Schon am 19. Januar 1848, also bloss vier Wochen, nachdem man die Loslösung von Menzingen erstmals öffentlich gefordert hatte, wählte die Neuheimer Gemeindeversammlung die ersten gemeindlichen Beamten und bestellte ihre Behörden. Die «separatistischen» Neuheimer hatten also ihren politischen Willen in kürzester Zeit durchsetzen können. Das eigentliche Teilungswerk war damit aber noch keineswegs abgeschlossen. Wohl war der territoriale Umfang der neuen Gemeinde einigermassen klar: er umfasste das Gebiet des alten Kirchgangs Neuheim.
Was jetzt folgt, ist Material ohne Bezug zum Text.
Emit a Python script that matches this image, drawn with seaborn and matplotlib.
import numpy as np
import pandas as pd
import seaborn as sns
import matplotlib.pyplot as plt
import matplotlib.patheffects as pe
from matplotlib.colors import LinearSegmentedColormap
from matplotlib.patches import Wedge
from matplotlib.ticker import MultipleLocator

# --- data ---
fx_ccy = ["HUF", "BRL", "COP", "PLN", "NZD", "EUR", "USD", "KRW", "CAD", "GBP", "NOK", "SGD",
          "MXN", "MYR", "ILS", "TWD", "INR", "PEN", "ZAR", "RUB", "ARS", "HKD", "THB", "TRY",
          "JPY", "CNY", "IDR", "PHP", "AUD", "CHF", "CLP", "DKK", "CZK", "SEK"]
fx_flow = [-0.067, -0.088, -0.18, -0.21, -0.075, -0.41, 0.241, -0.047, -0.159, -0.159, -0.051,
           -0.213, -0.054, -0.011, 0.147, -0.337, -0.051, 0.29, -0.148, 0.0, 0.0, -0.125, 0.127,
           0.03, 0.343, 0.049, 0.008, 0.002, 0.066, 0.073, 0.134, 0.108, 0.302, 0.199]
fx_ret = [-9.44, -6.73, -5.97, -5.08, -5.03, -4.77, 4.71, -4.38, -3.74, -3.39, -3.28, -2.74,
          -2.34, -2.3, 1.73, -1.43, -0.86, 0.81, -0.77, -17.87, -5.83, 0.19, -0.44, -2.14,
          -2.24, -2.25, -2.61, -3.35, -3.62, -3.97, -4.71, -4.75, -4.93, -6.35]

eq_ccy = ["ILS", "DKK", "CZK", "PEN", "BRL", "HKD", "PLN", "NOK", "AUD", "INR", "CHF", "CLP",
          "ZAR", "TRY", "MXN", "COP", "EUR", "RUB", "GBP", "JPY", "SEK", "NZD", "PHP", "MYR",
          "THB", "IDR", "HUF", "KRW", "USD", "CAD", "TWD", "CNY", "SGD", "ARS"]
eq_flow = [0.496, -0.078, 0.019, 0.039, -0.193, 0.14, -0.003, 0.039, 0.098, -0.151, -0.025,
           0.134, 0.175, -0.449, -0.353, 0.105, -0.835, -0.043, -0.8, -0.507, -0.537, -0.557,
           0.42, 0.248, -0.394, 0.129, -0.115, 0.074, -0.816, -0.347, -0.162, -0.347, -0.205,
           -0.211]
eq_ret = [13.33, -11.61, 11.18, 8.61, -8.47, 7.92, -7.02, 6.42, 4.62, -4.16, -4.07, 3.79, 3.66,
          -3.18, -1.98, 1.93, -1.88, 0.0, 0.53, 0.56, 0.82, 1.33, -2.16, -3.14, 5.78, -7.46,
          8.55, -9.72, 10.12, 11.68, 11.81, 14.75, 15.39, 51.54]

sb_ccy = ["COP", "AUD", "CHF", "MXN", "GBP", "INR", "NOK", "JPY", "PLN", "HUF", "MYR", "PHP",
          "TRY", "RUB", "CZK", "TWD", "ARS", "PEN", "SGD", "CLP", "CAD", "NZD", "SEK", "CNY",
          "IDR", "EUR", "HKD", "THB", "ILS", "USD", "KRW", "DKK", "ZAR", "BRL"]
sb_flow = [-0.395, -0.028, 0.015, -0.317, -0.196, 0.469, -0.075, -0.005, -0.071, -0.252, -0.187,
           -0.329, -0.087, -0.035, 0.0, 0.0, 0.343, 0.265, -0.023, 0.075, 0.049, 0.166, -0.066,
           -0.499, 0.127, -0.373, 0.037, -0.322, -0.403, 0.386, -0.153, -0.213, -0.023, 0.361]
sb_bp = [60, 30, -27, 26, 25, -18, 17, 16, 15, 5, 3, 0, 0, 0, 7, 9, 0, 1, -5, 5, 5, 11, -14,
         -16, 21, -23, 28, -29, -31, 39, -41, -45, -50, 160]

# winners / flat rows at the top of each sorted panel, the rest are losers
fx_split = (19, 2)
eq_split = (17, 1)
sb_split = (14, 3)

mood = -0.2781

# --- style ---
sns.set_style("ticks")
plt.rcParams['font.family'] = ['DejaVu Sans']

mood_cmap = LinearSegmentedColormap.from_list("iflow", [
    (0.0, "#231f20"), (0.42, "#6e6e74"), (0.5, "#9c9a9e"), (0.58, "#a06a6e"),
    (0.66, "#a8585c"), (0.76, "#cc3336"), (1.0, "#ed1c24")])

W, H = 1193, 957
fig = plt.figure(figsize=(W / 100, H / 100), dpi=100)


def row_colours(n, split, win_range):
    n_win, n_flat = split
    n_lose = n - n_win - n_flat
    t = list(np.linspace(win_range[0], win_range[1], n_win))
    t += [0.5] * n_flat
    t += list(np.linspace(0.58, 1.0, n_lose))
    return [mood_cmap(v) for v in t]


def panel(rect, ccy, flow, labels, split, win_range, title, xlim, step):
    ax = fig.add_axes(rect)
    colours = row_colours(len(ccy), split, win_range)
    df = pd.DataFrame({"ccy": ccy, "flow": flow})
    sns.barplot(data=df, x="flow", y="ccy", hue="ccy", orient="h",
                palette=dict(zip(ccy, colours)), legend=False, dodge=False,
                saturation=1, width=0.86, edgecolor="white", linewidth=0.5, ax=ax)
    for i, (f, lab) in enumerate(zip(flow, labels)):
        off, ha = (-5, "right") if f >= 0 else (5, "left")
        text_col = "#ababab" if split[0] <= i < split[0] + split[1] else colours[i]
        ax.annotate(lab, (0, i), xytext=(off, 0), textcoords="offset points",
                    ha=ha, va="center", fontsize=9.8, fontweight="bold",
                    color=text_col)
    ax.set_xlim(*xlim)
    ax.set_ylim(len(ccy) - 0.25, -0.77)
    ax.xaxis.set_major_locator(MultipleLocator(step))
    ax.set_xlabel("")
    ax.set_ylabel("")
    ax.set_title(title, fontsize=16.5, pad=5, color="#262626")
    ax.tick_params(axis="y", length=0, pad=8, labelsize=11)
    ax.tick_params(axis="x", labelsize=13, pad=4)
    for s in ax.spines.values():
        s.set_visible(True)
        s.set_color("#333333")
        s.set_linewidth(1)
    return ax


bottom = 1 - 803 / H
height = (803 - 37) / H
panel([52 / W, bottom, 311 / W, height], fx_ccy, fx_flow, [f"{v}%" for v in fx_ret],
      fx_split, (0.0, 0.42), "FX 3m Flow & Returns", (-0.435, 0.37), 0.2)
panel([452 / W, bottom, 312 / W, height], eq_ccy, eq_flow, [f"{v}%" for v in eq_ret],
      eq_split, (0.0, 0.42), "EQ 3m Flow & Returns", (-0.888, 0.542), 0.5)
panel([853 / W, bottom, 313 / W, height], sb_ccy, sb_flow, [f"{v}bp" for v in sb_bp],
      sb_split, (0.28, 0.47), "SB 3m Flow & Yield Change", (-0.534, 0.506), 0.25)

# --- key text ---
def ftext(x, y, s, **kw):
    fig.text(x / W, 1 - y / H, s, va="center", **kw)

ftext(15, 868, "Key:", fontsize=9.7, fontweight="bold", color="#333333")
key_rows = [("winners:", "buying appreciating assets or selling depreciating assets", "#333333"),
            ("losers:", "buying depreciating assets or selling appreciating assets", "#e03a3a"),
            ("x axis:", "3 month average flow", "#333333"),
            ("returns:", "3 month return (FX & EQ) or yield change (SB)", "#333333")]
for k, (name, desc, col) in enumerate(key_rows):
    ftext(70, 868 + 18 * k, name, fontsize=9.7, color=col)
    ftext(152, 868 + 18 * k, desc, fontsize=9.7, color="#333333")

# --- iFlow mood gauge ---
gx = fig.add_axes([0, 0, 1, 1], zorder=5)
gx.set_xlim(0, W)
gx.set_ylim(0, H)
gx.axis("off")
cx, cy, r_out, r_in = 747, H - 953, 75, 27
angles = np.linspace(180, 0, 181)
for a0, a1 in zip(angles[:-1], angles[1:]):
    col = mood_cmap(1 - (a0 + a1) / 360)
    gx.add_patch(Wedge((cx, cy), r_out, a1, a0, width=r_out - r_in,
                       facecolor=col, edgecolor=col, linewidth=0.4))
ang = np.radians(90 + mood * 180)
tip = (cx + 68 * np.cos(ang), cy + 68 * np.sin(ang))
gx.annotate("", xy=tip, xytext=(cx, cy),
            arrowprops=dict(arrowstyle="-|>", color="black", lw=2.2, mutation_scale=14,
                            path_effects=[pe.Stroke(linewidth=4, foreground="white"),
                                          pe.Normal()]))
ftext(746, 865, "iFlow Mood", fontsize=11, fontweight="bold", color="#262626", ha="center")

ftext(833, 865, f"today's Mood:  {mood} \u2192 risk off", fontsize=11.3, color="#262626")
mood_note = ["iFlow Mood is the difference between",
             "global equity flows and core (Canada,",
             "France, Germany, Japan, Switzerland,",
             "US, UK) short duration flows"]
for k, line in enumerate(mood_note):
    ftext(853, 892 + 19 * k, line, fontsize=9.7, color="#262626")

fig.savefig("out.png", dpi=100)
Eine exakte Grenzlinie zwischen Menzingen und Neuheim soll allerdings damals noch nicht bestanden haben; angeblich wusste man bloss, ob ein Haus da oder dorthin gehörte! Ungelöst war indes die Ausscheidung der bis dato gemeinsamen Besitzungen und Verpflichtungen, desgleichen die Frage, wer denn nun künftig in welcher Gemeinde heimatberechtigt sei. Eine aus Vertretern der zwei Gemeinden gemischte Teilungskommission machte sich unter ständiger Rückversicherung bei den beiden Gemeinderäten bzw. -Versammlungen an die schwierige Arbeit.

Trotz gelegentlicher Rückschläge bleibt anzuerkennen, dass der freundschaftliche und loyale Geist, wie ihn der Menzinger Gemeindepräsident und mehrfach wiedergewählte Landammann Franz Josef Hegglin in der ersten Kommissionssitzung beschworen hatte, im grossen und ganzen durchgehalten wurde:

«Menzingen und Neuheim haben während Jahrhunderten Freud und Leid in heiteren und trüben Tagen auf eine echt familiäre Weise getragen; kein Ereignis vermochte ihr gutes Verständnis zu stören. Wolle und möge die Teilung selbst diesem echten Brudergeist die geistliche Weihe geben, indem das Wenige, welches zu verteilen ist, im Frieden und in Liebe, fern von jeder Eigennützigkeit geteilt wird, um so auch für die Zukunft zwischen beiden Gemeinden als zwei Schwestergemeinden ein gutes Verhältnis zu bewahren.»